Quel impact sur la sécurité des infrastructures ?

« Ce qui se passe en Mer Baltique peut très bien se produire en mer du Nord et en Méditerranée« , affirme à l’AFP Sebastian Herold, chercheur à l’Université de Darmstadt.  « Les livraisons depuis la Norvège et l’Algérie sont vulnérables », ajoute-t-il. Les deux pays sont devenus des fournisseurs cruciaux pour l’Europe depuis l’invasion de l’Ukraine afin de réduire la dépendance au gaz russe. La Norvège a d’ailleurs annoncé renforcer la sécurité autour de ses installations. « Le gouvernement a décidé de mettre en place des mesures pour accroître la sécurité des infrastructures, des terminaux à terre et des installations sur le plateau continental norvégien », a déclaré le ministre norvégien de l’Energie, Terje Aasland, dans un communiqué mardi soir.

« Pour l’Europe, quel que soit l’auteur, c’est un avertissement. On doit se préparer à bien surveiller nos pipelines », affirme Thierry Bros. « Il s’agit d’un rappel brutal de l’exposition de l’infrastructure gazière de l’Europe », abonde Simone Tagliapetra. L’Union européenne a d’ailleurs mis en garde ce mercredi contre toute attaque ciblant ses infrastructures énergétiques: « Toute perturbation délibérée des infrastructures énergétiques européennes est totalement inacceptable et fera l’objet d’une réponse vigoureuse et unie », a affirmé le chef de la diplomatie européenne Josep Borrell. « Ces incidents ne sont pas une coïncidence et nous affectent tous », a estimé Josep Borrell. « Nous soutiendrons toute enquête visant à faire toute la lumière sur ce qui s’est passé et pourquoi, et nous prendrons des mesures supplémentaires pour accroître notre résilience en matière de sécurité énergétique », a-t-il annoncé.
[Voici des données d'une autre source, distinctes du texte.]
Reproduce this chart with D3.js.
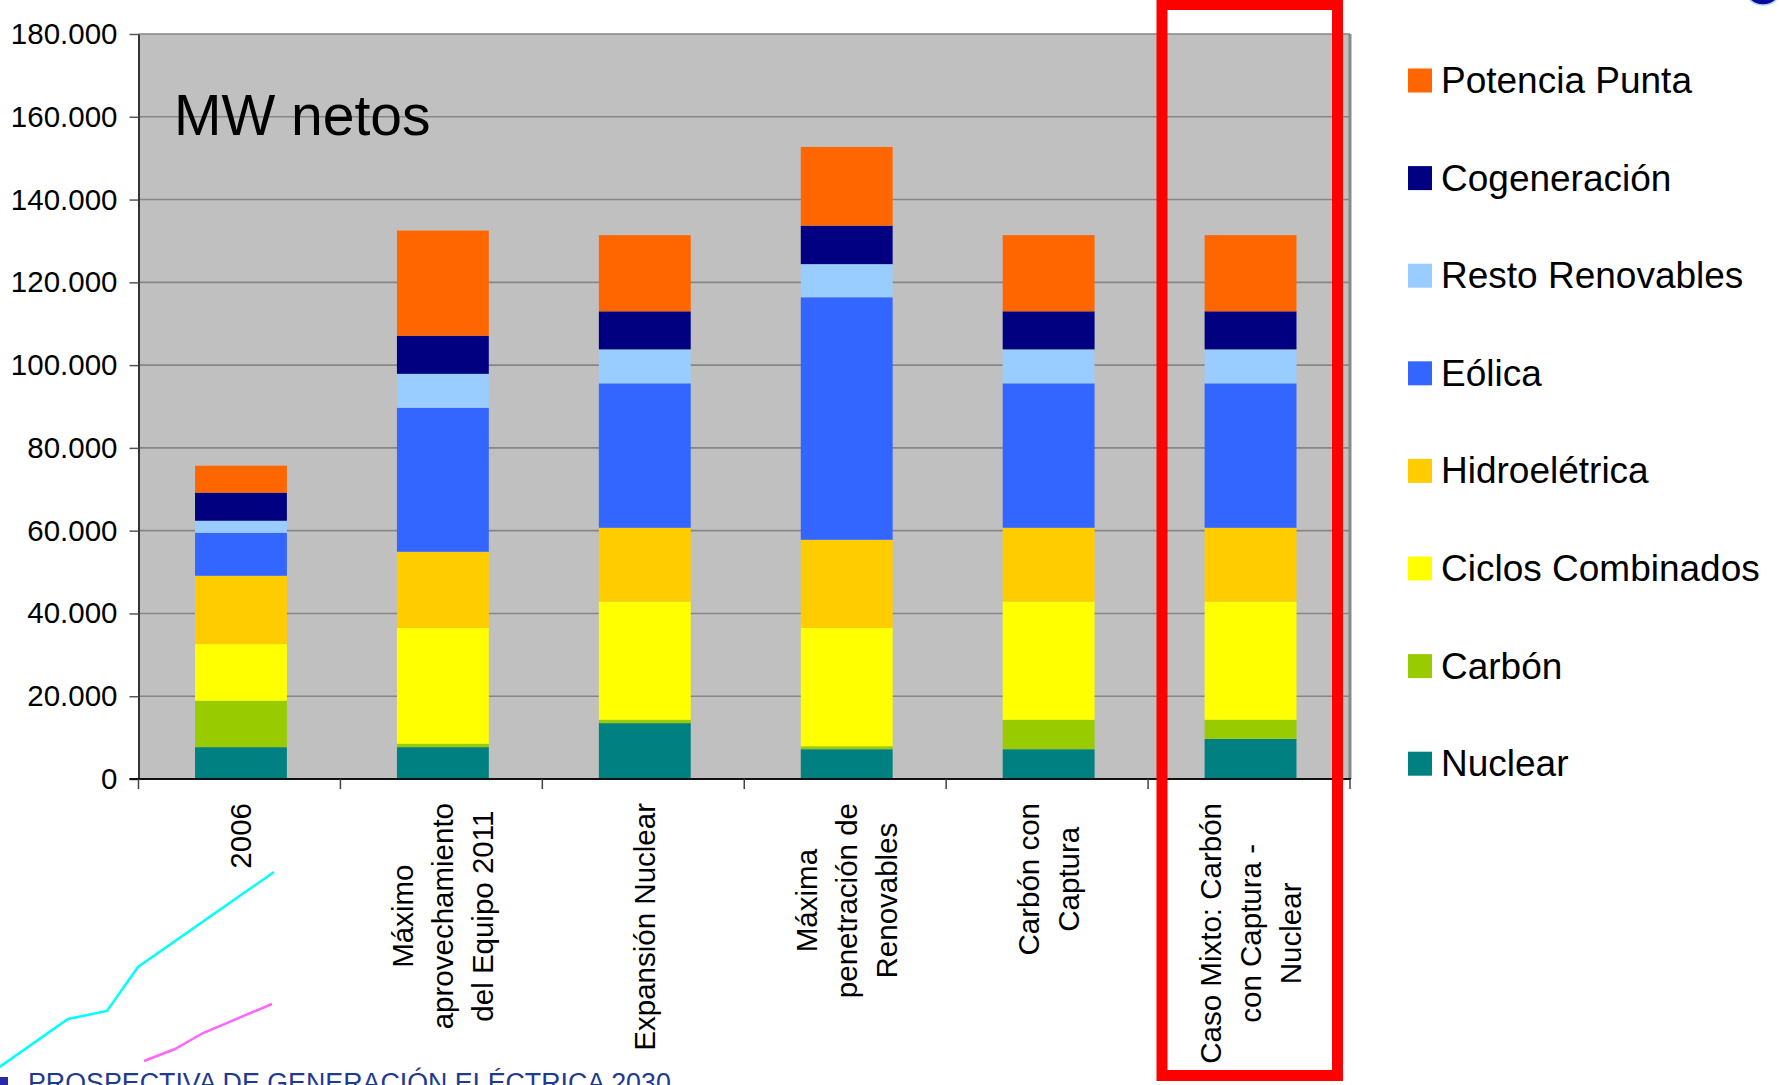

Dans un rapport de 2020, l’OTAN insistait déjà sur la nécessité de « protéger les infrastructures critiques (énergétiques) afin d’accroître la résilience » des pays de l’alliance.

Quels risques pour l’environnement ?

Les fuites vont libérer « plusieurs millions de tonnes d’équivalent CO2 » dans l’atmosphère, affirme à l’AFP Sasha Müller-Kraenner, de l’ONG environnementale allemande DUH. Or, le gaz libéré, du méthane, générera des « conséquences dramatiques » en matière de réchauffement climatique, a-t-il ajouté.

Tant que les fuite ne sont pas réparées, il existe des risques d’explosion à la surface de l’eau : les autorités ont pour cette raison pris des interdictions de naviguer et de voler dans les zones concernées. Copenhague estime que les fuites sur les pipelines, non opérationnels mais remplis de gaz, devraient durer « au moins une semaine » jusqu’à épuisement du méthane qui s’échappe des conduites sous-marines.

Pour la faune et la flore maritimes, en revanche, les conséquences sont limitées. « Le méthane ne se dissout pas non plus dans l’eau, il n’y a donc heureusement rien à craindre », affirme à l’AFP le ministère de l’Environnement.